Collected data |

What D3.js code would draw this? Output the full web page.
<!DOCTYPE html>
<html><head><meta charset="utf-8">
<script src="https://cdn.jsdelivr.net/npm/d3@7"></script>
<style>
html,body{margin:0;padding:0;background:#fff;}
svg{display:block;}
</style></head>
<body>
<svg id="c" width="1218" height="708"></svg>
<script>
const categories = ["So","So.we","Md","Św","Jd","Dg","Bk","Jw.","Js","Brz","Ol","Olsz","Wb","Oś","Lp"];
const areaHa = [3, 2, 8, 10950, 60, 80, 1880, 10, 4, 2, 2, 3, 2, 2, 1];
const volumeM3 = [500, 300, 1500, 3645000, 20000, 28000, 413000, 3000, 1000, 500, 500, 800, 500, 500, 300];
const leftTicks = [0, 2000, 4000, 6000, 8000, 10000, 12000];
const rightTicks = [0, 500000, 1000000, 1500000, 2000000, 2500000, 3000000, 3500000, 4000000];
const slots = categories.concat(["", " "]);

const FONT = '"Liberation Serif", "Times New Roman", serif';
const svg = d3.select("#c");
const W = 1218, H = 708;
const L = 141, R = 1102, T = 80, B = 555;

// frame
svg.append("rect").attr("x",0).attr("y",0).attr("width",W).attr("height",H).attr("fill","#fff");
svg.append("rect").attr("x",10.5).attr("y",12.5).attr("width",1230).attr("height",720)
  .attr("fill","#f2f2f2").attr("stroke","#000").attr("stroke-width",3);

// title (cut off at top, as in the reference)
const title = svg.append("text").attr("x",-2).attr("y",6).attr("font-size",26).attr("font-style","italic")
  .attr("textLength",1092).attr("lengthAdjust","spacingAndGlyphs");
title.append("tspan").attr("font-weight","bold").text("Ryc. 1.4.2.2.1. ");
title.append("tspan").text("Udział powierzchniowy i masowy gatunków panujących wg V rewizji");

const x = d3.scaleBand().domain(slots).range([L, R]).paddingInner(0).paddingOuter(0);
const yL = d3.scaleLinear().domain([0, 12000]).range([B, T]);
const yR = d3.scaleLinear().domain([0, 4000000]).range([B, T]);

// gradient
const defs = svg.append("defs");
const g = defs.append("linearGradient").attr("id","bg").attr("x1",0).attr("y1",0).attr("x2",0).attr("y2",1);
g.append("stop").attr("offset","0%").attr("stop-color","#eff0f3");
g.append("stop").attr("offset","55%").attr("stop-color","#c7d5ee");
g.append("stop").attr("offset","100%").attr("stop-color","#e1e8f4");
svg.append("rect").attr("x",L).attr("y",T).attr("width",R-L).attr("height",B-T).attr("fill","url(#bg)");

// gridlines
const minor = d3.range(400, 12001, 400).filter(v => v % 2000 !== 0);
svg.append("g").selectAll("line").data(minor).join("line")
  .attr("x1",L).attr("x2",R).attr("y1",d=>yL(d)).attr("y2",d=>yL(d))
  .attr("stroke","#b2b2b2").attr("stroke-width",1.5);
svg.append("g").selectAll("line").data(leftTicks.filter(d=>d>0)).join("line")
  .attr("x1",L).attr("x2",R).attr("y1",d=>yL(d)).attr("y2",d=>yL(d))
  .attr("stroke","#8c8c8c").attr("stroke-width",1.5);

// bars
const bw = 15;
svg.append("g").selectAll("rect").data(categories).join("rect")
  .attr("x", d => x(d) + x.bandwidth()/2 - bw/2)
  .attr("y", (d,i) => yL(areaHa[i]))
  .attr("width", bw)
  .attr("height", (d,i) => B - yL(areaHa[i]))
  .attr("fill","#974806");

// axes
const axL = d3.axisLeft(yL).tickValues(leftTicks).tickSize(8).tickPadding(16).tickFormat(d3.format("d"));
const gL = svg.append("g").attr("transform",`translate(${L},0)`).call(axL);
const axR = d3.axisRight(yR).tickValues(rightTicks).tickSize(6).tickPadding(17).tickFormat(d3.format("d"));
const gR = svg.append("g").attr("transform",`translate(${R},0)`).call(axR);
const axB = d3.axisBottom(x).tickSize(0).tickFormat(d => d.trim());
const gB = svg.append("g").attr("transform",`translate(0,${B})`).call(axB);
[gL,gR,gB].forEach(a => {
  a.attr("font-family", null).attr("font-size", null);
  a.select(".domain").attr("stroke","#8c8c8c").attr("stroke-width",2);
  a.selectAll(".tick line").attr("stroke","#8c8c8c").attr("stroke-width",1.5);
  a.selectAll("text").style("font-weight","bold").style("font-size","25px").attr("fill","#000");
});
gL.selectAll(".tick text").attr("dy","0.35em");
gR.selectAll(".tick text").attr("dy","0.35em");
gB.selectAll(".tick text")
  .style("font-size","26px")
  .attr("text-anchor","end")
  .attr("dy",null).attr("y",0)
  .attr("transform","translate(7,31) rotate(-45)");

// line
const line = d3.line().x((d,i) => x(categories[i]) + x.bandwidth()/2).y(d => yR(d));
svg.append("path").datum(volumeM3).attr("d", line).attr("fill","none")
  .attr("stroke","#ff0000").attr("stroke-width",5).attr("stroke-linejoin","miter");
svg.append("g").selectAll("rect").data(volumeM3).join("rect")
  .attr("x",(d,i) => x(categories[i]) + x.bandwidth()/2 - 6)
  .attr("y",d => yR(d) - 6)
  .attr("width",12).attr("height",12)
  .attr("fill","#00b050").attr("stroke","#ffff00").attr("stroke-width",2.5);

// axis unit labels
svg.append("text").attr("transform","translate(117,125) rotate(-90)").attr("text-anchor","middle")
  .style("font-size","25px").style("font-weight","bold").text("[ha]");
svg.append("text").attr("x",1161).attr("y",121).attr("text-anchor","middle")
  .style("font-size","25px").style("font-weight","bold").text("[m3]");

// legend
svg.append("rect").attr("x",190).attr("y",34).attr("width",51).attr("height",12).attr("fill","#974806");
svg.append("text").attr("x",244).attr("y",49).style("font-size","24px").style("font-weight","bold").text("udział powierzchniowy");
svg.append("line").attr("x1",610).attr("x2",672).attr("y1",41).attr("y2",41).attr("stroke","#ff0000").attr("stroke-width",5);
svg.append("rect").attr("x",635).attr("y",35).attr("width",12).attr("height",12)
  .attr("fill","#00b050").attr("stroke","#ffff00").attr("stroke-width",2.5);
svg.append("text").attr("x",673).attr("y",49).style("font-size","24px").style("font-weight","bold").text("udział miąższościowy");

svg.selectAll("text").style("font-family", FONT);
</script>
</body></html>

What is needed |
Word for word, reproduce the listing above from its start up to and including the line that has "const L = 141, R = 1102, T = 80, B = 555;". Give only those lines.

Solution for this task |
What D3.js code would draw this? Output the full web page.
<!DOCTYPE html>
<html><head><meta charset="utf-8">
<script src="https://cdn.jsdelivr.net/npm/d3@7"></script>
<style>
html,body{margin:0;padding:0;background:#fff;}
svg{display:block;}
</style></head>
<body>
<svg id="c" width="1218" height="708"></svg>
<script>
const categories = ["So","So.we","Md","Św","Jd","Dg","Bk","Jw.","Js","Brz","Ol","Olsz","Wb","Oś","Lp"];
const areaHa = [3, 2, 8, 10950, 60, 80, 1880, 10, 4, 2, 2, 3, 2, 2, 1];
const volumeM3 = [500, 300, 1500, 3645000, 20000, 28000, 413000, 3000, 1000, 500, 500, 800, 500, 500, 300];
const leftTicks = [0, 2000, 4000, 6000, 8000, 10000, 12000];
const rightTicks = [0, 500000, 1000000, 1500000, 2000000, 2500000, 3000000, 3500000, 4000000];
const slots = categories.concat(["", " "]);

const FONT = '"Liberation Serif", "Times New Roman", serif';
const svg = d3.select("#c");
const W = 1218, H = 708;
const L = 141, R = 1102, T = 80, B = 555;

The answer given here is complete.